● **Task directions**:
Print exactly those lines that run from the beginning of the data to the line bearing "plt.rcParams['font.family'] = ['Liberation", inclusive.

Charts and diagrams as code
····················

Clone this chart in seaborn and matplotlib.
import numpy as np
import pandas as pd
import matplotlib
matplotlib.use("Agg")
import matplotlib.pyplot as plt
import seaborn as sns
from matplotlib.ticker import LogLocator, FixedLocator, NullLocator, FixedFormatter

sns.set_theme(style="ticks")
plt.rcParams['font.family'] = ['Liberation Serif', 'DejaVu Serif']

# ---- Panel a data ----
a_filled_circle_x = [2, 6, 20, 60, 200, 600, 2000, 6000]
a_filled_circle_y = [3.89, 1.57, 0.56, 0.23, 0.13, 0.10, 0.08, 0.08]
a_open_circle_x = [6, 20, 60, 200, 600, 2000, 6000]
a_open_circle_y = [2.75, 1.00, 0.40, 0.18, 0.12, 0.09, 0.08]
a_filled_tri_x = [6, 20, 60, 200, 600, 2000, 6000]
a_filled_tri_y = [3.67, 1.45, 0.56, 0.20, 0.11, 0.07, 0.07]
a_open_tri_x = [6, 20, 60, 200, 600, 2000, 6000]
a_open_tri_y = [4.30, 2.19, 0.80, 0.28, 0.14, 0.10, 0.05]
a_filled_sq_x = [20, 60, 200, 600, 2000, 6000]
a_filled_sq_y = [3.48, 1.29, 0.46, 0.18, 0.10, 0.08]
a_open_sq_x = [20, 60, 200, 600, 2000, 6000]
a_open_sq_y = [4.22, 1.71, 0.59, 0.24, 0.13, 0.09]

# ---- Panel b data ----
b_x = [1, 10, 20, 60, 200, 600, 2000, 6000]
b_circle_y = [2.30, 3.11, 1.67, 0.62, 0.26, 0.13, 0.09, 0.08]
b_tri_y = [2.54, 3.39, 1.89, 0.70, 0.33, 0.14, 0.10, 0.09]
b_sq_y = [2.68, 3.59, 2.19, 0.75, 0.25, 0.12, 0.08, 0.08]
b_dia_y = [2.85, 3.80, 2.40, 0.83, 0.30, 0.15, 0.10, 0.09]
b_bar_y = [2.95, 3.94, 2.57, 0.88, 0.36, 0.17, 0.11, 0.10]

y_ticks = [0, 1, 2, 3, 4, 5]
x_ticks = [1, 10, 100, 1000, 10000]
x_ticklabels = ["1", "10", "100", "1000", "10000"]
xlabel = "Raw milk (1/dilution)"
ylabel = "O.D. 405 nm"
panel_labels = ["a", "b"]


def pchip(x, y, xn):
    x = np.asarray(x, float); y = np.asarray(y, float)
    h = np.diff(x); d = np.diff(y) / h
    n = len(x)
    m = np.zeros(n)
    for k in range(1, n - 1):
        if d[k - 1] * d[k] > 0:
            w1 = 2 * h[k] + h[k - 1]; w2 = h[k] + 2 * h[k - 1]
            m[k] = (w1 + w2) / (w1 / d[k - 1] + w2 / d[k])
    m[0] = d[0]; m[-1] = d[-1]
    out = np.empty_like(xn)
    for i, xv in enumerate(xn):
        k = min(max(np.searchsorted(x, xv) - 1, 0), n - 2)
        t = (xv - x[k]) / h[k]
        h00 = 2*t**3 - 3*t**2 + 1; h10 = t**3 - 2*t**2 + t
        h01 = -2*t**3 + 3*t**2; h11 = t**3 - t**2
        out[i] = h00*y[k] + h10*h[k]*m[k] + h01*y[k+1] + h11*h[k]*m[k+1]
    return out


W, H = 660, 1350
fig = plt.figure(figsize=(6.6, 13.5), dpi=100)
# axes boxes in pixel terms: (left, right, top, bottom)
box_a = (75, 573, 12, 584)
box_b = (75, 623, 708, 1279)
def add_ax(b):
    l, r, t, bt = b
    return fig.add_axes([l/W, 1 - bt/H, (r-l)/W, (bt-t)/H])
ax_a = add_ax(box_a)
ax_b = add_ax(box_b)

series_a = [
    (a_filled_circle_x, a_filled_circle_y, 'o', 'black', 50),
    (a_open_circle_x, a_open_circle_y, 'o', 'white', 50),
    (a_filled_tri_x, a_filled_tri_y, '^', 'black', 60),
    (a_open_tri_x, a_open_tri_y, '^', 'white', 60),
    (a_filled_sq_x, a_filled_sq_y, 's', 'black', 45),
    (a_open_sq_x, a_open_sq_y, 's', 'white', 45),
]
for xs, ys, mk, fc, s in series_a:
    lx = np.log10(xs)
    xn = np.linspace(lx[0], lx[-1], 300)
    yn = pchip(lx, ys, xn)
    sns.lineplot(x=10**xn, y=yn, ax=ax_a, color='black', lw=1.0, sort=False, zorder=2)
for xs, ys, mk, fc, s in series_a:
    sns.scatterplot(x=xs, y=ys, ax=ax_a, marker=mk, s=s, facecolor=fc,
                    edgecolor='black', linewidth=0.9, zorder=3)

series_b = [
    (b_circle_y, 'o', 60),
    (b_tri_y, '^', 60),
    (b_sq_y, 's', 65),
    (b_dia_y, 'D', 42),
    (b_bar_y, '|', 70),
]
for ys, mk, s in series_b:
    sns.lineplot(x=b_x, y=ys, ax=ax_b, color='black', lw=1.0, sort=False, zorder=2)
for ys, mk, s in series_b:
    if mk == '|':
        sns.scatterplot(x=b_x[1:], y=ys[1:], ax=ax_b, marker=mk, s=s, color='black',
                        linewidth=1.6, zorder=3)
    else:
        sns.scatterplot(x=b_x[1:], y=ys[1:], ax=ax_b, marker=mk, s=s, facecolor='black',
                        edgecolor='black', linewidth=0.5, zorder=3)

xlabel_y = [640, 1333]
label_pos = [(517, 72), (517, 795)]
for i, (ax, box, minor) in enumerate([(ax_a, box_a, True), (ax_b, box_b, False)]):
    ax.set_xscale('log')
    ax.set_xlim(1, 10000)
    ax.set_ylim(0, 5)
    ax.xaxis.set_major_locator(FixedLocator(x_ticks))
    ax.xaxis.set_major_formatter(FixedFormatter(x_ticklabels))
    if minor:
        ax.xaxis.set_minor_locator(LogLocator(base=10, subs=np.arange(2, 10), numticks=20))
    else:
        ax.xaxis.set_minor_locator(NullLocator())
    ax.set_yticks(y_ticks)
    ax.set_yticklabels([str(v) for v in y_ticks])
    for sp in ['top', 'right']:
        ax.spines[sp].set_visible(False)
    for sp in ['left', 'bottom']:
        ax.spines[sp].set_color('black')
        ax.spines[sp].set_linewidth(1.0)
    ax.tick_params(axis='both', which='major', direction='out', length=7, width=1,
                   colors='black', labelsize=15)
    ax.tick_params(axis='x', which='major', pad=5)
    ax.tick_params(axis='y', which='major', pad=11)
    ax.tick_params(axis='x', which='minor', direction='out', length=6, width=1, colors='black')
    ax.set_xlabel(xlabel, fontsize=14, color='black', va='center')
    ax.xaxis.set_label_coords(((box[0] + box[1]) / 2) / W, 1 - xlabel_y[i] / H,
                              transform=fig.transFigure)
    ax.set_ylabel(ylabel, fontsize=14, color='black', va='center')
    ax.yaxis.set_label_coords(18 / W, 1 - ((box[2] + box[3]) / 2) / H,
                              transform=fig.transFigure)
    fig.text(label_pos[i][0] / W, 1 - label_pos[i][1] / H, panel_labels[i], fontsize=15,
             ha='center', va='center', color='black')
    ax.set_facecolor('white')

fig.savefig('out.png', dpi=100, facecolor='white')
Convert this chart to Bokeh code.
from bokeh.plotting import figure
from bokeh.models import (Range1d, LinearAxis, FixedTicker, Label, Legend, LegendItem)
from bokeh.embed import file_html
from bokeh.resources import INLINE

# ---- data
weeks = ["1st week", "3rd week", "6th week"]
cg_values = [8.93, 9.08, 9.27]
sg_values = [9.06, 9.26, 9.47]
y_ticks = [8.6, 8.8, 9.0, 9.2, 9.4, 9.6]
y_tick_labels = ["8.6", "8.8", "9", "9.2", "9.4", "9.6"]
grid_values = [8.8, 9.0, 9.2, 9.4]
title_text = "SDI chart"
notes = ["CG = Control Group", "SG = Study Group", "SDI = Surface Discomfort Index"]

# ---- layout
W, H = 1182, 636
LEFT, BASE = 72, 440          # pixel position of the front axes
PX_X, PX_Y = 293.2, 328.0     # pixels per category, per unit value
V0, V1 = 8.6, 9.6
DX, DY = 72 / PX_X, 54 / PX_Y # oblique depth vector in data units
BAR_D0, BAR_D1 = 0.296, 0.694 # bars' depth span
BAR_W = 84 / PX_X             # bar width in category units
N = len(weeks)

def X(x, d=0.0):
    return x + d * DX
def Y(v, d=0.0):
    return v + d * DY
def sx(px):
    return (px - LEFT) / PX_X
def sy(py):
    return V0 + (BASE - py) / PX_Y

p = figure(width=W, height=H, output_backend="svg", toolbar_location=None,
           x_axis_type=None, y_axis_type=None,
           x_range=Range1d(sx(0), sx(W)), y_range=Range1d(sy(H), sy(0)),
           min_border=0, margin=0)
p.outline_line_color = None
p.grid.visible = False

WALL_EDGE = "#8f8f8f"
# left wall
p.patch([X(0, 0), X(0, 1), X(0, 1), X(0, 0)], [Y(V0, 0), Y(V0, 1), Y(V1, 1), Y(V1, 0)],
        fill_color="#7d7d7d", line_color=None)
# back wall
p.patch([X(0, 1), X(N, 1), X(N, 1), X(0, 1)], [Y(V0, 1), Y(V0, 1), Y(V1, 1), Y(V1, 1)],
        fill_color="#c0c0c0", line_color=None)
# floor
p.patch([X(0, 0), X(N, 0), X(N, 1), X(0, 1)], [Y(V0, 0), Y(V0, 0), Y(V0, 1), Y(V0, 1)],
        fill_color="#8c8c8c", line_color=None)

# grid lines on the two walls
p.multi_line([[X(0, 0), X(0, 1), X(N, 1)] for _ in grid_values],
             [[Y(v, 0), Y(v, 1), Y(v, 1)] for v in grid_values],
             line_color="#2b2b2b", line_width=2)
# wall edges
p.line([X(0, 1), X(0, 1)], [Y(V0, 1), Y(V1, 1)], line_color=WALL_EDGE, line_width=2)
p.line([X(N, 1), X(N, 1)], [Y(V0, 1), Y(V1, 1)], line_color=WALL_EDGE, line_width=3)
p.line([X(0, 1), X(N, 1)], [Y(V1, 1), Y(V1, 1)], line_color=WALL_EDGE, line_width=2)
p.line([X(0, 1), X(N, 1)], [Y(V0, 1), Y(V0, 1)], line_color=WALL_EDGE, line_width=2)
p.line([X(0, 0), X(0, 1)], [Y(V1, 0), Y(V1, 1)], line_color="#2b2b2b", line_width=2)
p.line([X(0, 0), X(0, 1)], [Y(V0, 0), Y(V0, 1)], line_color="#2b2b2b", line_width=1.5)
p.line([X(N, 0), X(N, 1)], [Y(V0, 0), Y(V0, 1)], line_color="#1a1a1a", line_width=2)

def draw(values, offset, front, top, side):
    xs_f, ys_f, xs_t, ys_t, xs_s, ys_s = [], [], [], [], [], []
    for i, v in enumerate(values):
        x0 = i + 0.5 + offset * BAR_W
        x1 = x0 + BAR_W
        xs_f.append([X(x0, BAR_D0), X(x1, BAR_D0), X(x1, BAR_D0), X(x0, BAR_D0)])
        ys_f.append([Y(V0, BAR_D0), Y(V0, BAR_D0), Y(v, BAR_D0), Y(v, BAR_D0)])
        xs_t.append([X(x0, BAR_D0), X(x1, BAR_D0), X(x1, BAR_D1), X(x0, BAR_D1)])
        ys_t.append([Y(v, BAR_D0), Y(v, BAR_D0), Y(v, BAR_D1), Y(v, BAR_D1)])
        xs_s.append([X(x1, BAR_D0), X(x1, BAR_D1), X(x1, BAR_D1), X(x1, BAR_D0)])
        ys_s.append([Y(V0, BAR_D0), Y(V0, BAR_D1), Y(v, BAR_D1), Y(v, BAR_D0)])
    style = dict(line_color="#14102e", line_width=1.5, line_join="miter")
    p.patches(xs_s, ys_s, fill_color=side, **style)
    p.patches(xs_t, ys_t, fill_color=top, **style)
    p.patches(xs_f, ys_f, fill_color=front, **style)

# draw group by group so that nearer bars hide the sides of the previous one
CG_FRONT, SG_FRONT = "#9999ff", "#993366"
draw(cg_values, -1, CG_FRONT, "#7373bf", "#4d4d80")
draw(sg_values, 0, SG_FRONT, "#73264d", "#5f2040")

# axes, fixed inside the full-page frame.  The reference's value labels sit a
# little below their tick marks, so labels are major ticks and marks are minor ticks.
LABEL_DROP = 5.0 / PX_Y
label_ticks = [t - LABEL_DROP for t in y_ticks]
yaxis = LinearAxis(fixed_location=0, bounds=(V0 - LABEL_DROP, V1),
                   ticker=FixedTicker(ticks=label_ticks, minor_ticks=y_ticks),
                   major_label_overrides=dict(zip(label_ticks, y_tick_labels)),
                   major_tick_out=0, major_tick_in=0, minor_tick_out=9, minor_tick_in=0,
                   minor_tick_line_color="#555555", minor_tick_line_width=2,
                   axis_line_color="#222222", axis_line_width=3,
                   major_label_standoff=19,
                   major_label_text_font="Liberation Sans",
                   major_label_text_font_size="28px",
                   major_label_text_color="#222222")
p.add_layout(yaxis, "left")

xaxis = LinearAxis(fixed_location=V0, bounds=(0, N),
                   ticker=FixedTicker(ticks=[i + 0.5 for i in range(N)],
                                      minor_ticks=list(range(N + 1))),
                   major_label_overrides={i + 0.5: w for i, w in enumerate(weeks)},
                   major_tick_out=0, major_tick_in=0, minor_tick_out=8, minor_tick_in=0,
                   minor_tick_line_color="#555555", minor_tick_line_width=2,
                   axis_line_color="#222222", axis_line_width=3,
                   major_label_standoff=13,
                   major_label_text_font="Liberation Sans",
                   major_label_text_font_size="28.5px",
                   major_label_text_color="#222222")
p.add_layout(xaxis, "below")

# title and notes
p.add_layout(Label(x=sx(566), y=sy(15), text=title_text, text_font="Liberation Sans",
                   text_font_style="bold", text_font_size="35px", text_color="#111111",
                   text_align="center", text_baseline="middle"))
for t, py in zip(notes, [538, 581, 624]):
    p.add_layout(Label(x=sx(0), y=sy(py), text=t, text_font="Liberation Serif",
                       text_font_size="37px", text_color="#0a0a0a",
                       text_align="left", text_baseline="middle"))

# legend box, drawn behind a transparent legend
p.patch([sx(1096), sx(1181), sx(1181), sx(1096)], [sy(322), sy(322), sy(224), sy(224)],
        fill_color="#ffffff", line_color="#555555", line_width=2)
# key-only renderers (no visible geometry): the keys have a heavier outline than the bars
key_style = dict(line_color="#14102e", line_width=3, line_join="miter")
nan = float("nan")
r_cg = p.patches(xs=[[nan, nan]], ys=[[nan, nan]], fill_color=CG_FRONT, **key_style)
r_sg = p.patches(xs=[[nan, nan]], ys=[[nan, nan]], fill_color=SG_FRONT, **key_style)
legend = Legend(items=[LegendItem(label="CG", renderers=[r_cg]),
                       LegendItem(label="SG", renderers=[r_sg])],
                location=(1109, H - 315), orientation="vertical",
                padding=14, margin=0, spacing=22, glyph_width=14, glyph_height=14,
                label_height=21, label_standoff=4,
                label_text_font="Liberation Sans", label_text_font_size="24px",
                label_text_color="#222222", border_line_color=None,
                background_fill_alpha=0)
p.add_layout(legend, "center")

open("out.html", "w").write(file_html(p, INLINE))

····················

● **Expected answer**:
Clone this chart in seaborn and matplotlib.
import numpy as np
import pandas as pd
import matplotlib
matplotlib.use("Agg")
import matplotlib.pyplot as plt
import seaborn as sns
from matplotlib.ticker import LogLocator, FixedLocator, NullLocator, FixedFormatter

sns.set_theme(style="ticks")
plt.rcParams['font.family'] = ['Liberation Serif', 'DejaVu Serif']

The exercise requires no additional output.